The Black and Blue Ball is an undisputed Santa Barbara summertime institution, a staple of the fundraising circuit, a well-documented highlight of the peeping calendar year, and equally well documented in its status as prime terrain for a Palm sighting. In short, the annual MDA benefit is a function that’s not to be missed. And so, last Sunday, I donned a frock that, while neither black nor blue, was decidedly festive, enlisted my Palminteri-lovin’ girlfriend, and made my way over to the DoubleTree Resort.
We arrived and, while my trusty date disappeared on a drink-ticket-procuring mission, I got to schmoozing. She returned with the goods to find me chatting with two men, who shall remain nameless, animatedly divulging their plan for the evening: an elaborate scavenger hunt featuring all manner of evil items best left to the imagination (or not: worst boob job, biggest trophy spouse, drunkest dancer : you get the idea). We sent them on their way, assuring ourselves that we weren’t items to be checked off their list, and set off on a scavenger hunt of our own. First up: food.
Noshing at the B&BB is nothing shy of legendary, yet, while we reveled in the deliciousness of the Bay Cafe’s shrimp-laden gazpacho, Rodney’s cream-covered filet bruschetta, and Chef Karim’s unbelievable chicken concoction, we were unknowingly working our way toward a treasure. A treasure in the form of meat on a stick-mini-corndogs that, yummy though they were, tasted all the more amazing because they heralded the return of two of my personal heroes: gourmet wiener proprietors Tony and Vinny, of The DogHouse fame, who’ve recently reappeared on State Street, under the name Lettuce B. Frank.
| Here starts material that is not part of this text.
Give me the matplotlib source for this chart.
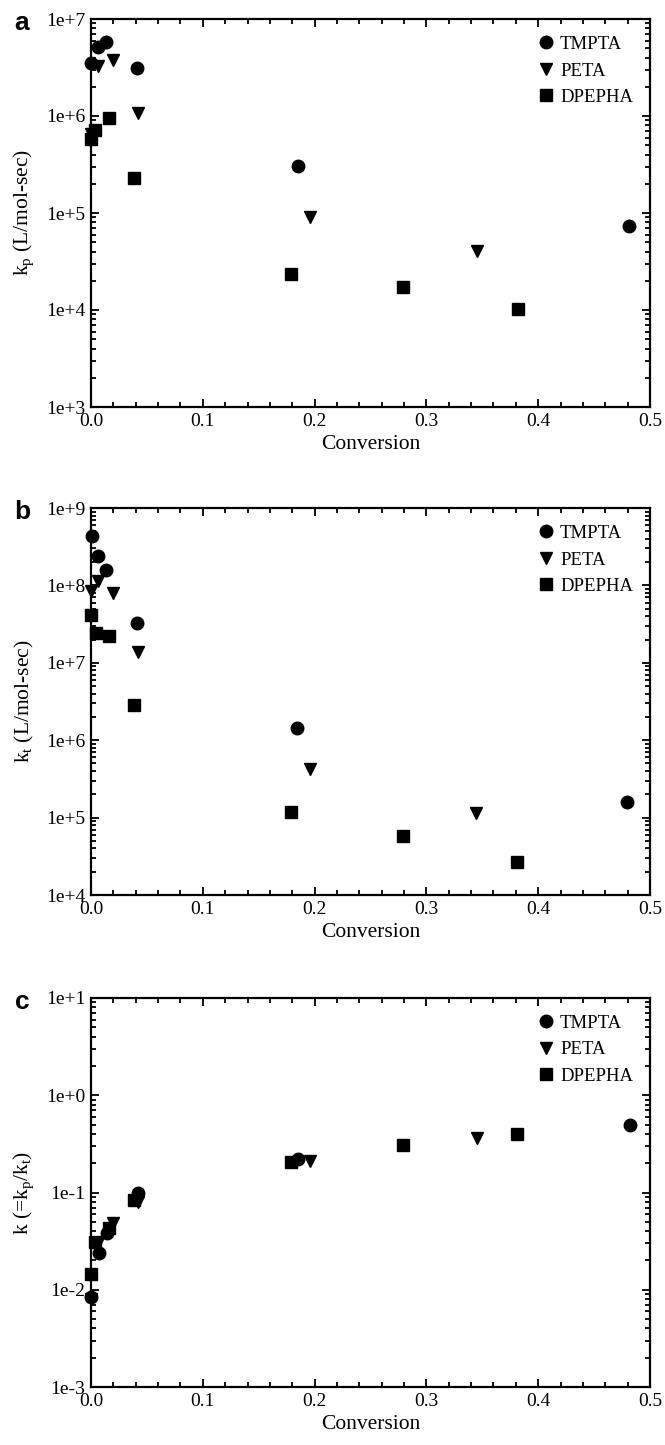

Ready for dessert, we piled our plates with chocolate-fountain-doused treats, planning on staging our insulin assault upstairs. Licking the chocolate off our fingers, we ran smack-dab into treasure number two: the man, the myth, the legend-The Palm. My date and he relived the magic moment they’d shared at the B&BB two years ago, until eventually, she, starstruck, managed to extricate herself from his magnetic pull.
We soldiered on, completing several laps, doing the requisite time on the dance floor during Edgar Winter’s set, and bonding with strangers in the ladies’ room. Debating our departure while crossing the lobby, we came across another B&BB gem: Matt McAvene and friends, merry pranksters who kept us laughing until we could hold out no more.
And though we hated to leave, we took heart-sure, we keep getting older, but the Black and Blue Ball stays the same. Until next year.